Entries with chart source code:
==============================

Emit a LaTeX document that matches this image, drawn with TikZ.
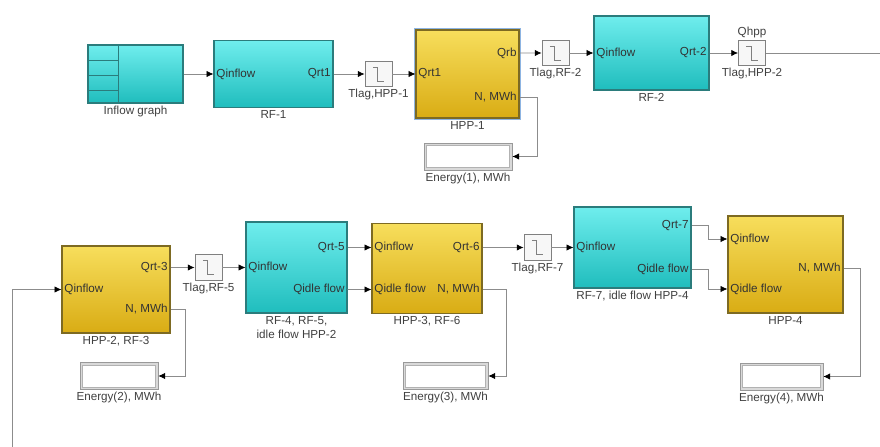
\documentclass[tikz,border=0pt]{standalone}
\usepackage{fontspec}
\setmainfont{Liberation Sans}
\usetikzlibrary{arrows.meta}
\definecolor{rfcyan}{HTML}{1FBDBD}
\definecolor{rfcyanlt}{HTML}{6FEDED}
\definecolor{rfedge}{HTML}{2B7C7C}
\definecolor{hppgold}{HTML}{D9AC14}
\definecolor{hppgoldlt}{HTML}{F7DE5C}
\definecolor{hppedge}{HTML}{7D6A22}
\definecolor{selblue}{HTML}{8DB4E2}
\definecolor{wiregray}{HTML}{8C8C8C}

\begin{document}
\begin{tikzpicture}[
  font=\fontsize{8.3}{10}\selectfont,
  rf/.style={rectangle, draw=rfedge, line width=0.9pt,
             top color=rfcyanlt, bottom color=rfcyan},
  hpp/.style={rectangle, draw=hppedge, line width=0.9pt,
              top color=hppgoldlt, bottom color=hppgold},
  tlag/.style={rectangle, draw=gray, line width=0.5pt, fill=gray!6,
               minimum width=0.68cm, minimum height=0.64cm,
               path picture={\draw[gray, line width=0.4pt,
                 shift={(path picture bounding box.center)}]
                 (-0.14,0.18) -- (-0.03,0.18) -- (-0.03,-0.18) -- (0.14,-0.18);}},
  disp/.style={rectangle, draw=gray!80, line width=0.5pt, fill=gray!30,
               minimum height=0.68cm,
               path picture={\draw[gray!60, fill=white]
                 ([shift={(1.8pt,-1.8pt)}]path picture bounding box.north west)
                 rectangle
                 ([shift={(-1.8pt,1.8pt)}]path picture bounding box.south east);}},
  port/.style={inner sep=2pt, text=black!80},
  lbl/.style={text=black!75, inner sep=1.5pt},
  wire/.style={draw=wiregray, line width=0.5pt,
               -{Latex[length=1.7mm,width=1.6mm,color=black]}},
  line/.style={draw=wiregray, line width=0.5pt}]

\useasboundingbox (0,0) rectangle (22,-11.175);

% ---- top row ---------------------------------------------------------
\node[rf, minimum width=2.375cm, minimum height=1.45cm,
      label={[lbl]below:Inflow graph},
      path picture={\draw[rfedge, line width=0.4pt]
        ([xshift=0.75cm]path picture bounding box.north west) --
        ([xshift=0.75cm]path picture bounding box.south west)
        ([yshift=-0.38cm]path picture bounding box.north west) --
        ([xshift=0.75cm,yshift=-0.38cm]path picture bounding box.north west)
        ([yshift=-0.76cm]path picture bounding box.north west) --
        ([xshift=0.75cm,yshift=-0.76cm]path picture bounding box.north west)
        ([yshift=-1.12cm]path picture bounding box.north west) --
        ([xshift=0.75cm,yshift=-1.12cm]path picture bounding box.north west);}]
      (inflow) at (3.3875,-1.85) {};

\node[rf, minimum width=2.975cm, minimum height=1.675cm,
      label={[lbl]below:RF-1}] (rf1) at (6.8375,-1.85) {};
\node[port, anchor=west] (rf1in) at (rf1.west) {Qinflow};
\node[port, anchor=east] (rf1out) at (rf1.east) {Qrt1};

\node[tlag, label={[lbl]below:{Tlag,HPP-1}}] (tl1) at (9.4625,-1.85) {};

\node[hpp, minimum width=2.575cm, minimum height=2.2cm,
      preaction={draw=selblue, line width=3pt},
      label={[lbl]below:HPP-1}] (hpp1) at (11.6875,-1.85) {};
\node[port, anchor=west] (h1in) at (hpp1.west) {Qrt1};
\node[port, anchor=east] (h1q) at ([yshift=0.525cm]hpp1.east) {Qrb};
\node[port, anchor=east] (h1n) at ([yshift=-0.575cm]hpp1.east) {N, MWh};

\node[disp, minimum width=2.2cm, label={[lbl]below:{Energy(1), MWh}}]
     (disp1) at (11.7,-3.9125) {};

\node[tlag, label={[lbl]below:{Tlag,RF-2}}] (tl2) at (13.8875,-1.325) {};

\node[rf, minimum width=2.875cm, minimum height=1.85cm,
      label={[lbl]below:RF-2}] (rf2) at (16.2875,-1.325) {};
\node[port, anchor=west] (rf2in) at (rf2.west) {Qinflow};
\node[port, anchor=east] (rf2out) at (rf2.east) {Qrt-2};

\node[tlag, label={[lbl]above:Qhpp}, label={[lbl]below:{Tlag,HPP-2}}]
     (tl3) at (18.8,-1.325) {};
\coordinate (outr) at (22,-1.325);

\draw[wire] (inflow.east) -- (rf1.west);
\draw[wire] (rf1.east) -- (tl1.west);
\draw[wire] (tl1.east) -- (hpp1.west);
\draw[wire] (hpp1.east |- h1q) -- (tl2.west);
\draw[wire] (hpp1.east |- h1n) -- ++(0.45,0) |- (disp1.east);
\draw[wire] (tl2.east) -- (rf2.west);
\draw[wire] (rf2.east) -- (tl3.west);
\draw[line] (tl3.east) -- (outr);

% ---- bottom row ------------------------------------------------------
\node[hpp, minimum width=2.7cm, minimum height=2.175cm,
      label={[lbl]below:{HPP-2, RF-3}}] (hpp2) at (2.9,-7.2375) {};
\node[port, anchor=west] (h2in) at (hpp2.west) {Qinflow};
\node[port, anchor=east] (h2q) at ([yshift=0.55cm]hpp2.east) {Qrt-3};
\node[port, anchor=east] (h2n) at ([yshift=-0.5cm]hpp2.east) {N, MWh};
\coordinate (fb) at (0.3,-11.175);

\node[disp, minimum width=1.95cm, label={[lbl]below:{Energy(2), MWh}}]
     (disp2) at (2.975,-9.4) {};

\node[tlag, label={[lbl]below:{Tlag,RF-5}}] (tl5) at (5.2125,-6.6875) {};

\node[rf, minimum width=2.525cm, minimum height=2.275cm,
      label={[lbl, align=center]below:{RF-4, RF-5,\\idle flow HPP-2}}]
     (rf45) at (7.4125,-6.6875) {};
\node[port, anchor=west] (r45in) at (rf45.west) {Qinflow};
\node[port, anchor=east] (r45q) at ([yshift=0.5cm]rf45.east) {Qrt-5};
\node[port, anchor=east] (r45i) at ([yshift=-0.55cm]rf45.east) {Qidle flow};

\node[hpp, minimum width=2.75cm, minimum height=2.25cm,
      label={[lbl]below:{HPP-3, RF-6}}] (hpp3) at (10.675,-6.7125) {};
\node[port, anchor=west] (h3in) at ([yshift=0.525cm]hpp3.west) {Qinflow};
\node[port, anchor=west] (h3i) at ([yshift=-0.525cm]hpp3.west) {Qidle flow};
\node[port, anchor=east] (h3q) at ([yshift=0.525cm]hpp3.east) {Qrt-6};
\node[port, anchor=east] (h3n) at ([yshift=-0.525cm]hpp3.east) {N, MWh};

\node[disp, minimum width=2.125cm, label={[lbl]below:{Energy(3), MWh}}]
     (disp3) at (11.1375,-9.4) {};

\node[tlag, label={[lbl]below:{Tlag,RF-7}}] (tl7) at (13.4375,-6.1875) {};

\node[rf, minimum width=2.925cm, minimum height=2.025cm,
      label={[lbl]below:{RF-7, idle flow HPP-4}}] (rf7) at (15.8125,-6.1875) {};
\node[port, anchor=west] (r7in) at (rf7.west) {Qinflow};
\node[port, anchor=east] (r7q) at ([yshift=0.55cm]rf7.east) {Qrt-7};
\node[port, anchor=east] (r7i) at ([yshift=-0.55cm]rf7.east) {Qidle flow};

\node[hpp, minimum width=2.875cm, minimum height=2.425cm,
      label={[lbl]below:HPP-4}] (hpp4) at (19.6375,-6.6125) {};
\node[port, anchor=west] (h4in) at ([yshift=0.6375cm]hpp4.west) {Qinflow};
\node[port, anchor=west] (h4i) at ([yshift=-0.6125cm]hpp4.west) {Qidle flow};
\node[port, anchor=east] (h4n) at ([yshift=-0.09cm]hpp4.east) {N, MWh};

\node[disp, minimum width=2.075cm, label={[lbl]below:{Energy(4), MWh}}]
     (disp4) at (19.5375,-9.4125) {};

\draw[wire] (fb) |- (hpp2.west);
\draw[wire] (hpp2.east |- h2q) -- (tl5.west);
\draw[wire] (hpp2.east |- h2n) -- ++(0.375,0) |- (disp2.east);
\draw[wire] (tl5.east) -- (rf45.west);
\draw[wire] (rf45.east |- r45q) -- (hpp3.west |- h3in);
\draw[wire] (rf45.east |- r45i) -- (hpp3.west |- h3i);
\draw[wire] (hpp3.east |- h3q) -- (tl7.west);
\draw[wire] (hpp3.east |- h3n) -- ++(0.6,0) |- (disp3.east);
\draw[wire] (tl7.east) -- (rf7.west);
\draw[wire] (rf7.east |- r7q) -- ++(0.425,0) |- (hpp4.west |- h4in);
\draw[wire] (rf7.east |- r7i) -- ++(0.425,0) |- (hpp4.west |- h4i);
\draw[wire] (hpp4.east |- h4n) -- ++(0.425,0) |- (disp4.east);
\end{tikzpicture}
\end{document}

==============================

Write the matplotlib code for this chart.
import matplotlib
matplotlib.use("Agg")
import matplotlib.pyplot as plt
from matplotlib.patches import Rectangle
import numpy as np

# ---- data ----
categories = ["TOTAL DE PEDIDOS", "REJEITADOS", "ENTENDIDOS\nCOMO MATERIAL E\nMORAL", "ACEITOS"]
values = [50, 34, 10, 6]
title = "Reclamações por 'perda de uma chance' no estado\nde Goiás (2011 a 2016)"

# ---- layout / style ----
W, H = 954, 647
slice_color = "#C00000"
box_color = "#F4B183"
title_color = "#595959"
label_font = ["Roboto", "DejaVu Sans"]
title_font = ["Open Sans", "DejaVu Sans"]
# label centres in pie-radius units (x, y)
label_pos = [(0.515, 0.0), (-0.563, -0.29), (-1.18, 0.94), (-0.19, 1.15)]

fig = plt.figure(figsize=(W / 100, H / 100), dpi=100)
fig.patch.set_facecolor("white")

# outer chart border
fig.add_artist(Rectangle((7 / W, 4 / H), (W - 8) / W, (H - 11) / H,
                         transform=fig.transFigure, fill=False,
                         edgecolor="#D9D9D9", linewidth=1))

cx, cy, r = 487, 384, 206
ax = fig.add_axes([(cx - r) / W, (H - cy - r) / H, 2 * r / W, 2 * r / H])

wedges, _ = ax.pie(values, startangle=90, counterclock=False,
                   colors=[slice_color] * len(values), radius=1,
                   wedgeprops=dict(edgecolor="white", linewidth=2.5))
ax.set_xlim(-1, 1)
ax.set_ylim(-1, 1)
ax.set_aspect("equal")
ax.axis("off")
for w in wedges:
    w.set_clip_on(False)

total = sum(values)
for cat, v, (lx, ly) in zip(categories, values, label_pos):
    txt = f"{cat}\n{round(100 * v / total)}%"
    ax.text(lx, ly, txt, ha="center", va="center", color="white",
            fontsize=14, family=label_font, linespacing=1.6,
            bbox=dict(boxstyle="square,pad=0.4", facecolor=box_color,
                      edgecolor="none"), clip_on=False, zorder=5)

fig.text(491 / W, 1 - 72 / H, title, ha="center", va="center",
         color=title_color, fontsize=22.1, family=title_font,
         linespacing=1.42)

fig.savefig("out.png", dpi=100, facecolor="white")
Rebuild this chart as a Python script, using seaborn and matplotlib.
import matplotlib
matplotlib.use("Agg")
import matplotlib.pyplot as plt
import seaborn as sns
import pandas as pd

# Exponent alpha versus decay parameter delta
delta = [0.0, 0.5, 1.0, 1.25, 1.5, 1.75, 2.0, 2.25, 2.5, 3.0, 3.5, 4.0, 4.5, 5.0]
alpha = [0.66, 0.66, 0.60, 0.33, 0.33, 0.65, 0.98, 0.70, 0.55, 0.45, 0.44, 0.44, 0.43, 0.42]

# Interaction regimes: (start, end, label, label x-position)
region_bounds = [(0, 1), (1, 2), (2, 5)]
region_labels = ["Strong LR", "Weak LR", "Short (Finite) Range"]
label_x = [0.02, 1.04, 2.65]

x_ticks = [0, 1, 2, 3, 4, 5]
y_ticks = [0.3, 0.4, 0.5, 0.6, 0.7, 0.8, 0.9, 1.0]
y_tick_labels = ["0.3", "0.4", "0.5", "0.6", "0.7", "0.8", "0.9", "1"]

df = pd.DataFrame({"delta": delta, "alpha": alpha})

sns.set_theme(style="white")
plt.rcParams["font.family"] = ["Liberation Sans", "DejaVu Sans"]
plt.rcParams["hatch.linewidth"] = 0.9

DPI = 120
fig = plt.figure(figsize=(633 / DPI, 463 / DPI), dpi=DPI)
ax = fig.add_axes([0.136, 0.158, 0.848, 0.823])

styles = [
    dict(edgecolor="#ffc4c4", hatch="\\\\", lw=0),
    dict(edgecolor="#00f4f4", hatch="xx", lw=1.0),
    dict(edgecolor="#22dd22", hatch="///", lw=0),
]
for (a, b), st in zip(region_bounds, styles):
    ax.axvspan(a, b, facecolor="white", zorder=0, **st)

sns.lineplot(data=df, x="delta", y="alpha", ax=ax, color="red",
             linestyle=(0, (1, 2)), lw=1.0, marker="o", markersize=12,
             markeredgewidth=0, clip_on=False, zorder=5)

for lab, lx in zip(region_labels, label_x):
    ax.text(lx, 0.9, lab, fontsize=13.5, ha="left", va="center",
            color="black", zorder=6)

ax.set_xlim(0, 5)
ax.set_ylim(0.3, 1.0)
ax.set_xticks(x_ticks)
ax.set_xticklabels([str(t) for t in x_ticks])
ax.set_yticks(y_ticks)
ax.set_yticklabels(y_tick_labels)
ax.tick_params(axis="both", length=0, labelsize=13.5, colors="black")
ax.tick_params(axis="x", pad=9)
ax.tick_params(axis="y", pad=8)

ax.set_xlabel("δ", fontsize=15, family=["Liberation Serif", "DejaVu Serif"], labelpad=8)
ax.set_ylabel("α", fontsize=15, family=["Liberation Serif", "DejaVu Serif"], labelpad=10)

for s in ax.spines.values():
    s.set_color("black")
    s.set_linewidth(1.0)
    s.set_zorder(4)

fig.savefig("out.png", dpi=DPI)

==============================

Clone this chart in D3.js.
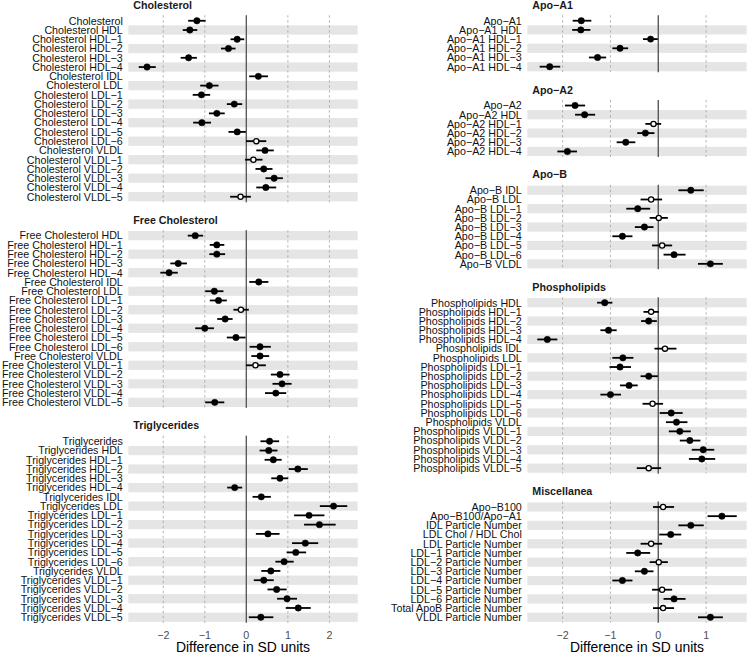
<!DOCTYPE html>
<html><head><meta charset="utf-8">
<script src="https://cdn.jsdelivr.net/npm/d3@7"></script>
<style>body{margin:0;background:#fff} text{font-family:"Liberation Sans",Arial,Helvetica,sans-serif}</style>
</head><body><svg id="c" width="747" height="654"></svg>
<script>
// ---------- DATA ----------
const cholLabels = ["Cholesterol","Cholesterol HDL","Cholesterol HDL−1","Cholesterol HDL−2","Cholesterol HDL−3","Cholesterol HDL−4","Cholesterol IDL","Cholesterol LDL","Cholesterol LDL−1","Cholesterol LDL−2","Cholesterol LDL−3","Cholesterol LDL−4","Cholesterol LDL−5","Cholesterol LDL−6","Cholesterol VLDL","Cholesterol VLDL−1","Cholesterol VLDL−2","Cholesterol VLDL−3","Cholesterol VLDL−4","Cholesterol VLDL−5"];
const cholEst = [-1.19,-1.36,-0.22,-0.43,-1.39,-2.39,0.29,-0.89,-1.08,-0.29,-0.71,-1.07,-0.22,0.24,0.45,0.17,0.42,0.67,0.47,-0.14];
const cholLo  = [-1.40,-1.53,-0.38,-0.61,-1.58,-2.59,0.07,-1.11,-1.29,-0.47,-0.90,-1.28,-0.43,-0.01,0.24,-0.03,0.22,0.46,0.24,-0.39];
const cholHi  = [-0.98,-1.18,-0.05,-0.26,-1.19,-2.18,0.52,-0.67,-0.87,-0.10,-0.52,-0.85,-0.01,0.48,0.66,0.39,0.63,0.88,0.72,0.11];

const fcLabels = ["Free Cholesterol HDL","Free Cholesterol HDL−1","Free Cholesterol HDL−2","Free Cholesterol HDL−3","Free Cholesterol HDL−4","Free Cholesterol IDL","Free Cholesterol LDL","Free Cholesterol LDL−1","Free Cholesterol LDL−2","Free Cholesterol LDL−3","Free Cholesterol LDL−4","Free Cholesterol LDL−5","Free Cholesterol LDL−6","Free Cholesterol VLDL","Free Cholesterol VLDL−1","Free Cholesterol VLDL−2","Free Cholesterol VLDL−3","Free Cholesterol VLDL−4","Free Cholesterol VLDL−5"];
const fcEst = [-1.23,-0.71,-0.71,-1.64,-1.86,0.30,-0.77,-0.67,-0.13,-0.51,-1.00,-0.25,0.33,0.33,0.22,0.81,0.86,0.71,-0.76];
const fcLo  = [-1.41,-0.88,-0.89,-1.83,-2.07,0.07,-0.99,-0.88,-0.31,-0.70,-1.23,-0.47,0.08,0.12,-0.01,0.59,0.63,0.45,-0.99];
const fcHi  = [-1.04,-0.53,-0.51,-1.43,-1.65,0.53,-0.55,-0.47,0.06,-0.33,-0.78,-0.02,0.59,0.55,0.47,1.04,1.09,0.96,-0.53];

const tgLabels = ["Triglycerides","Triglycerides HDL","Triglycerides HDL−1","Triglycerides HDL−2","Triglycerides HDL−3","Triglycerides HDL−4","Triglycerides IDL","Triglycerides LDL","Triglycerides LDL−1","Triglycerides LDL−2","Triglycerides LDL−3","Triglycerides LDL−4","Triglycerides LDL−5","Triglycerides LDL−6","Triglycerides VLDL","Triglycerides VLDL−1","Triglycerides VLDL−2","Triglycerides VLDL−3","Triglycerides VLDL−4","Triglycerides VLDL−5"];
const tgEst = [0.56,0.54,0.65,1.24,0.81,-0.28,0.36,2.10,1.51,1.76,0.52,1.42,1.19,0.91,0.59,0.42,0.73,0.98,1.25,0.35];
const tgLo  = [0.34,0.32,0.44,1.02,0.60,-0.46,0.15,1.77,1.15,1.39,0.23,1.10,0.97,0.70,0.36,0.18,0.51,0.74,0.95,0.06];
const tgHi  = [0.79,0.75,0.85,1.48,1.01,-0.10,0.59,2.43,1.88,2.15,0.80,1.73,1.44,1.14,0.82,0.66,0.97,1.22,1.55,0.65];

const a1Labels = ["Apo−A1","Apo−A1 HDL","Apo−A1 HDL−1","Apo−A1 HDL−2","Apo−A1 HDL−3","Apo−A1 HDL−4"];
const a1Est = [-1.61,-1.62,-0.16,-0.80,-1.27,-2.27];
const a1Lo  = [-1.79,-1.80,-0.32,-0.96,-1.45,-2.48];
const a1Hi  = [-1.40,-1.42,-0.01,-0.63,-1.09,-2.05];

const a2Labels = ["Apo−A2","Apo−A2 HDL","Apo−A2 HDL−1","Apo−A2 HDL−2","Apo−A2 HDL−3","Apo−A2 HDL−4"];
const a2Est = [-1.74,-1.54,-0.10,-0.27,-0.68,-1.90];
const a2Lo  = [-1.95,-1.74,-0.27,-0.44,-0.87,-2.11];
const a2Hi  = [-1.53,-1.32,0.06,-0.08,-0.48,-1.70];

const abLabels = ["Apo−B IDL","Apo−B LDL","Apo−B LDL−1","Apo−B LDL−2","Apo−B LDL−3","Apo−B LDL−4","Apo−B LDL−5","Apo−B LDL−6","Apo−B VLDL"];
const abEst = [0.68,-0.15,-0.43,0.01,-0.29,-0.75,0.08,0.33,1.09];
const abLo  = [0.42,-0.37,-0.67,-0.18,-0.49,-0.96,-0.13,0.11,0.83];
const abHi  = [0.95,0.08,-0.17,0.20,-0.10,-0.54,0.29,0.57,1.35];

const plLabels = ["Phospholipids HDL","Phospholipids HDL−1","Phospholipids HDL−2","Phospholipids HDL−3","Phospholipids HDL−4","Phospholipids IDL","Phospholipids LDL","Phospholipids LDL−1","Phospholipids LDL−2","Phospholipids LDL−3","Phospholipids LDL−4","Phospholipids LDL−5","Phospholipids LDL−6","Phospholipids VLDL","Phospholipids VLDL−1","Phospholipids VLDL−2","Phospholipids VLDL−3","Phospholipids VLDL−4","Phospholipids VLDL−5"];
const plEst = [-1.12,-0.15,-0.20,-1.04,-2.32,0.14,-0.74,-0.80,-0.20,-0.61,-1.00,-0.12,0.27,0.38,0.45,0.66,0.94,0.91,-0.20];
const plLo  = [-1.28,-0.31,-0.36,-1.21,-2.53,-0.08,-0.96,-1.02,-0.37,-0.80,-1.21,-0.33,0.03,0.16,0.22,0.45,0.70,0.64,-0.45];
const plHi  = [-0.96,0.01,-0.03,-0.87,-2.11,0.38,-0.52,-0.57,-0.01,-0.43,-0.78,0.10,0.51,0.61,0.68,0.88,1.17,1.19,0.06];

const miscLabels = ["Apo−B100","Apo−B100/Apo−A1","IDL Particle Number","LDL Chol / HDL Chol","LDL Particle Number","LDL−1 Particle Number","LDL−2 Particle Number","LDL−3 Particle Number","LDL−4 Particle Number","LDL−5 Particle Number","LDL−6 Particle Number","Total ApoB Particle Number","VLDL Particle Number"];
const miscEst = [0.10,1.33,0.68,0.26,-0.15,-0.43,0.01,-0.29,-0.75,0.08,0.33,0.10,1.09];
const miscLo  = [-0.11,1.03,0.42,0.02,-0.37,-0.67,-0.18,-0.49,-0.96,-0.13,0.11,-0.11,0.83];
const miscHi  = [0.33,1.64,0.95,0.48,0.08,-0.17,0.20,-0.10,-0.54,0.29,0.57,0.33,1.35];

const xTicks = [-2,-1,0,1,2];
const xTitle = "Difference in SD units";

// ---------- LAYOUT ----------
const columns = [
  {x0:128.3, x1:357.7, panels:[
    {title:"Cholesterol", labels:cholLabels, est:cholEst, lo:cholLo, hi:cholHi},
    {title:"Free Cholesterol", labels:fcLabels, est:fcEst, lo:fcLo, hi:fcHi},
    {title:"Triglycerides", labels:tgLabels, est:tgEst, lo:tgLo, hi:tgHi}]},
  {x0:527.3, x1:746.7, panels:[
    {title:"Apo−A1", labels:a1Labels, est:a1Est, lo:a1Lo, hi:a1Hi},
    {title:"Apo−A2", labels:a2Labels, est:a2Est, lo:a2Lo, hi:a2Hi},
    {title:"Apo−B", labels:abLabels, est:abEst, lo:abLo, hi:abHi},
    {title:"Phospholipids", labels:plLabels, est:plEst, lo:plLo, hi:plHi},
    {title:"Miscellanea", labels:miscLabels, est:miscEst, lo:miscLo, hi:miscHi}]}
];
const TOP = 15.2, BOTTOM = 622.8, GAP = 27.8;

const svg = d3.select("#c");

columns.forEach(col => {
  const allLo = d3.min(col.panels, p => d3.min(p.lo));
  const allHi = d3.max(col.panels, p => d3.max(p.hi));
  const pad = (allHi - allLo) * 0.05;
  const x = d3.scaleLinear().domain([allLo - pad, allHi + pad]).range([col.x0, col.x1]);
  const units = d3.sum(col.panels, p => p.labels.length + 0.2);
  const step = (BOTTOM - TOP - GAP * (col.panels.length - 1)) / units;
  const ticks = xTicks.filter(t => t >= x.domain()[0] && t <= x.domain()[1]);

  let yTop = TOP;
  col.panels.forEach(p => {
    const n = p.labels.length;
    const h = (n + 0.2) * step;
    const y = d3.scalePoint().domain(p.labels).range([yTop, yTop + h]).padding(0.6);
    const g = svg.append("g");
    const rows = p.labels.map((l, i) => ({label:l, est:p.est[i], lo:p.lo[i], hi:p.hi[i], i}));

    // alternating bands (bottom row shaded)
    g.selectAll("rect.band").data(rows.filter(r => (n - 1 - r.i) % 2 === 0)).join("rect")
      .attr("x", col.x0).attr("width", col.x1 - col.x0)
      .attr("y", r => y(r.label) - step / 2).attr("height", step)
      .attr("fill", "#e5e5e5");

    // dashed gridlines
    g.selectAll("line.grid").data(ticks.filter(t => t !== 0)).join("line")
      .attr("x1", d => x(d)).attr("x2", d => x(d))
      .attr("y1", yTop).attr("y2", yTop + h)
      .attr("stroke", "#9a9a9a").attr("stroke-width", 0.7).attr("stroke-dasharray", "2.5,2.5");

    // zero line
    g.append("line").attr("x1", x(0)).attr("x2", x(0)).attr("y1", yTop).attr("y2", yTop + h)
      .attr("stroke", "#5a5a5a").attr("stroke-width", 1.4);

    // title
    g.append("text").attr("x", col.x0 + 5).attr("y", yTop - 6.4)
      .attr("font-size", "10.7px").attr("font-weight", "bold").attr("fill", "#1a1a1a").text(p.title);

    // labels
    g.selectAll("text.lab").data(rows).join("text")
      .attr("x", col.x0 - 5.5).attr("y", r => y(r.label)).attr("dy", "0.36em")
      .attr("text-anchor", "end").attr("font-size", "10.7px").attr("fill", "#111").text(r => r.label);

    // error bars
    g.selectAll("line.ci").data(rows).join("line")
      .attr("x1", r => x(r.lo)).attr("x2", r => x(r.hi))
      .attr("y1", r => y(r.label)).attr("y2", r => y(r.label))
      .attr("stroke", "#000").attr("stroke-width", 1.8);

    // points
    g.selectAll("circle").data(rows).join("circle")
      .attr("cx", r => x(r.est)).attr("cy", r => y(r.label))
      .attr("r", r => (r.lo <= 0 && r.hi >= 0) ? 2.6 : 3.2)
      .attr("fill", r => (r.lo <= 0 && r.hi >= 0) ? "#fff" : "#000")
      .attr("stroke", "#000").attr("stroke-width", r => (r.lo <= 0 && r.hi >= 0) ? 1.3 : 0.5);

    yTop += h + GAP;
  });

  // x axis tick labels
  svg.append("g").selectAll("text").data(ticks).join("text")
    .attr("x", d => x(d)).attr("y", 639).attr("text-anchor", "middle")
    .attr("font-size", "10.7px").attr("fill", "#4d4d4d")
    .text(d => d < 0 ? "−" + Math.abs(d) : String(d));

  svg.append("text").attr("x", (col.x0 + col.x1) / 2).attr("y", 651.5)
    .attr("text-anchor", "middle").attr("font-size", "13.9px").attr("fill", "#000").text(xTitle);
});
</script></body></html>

==============================

### What is required
Exactly the lines from the line with "Rebuild this chart" to the line with "label_x = [0.02, 1.04, 2.65]", both included, are to be extracted, and no others.

### Answer to this task
Rebuild this chart as a Python script, using seaborn and matplotlib.
import matplotlib
matplotlib.use("Agg")
import matplotlib.pyplot as plt
import seaborn as sns
import pandas as pd

# Exponent alpha versus decay parameter delta
delta = [0.0, 0.5, 1.0, 1.25, 1.5, 1.75, 2.0, 2.25, 2.5, 3.0, 3.5, 4.0, 4.5, 5.0]
alpha = [0.66, 0.66, 0.60, 0.33, 0.33, 0.65, 0.98, 0.70, 0.55, 0.45, 0.44, 0.44, 0.43, 0.42]

# Interaction regimes: (start, end, label, label x-position)
region_bounds = [(0, 1), (1, 2), (2, 5)]
region_labels = ["Strong LR", "Weak LR", "Short (Finite) Range"]
label_x = [0.02, 1.04, 2.65]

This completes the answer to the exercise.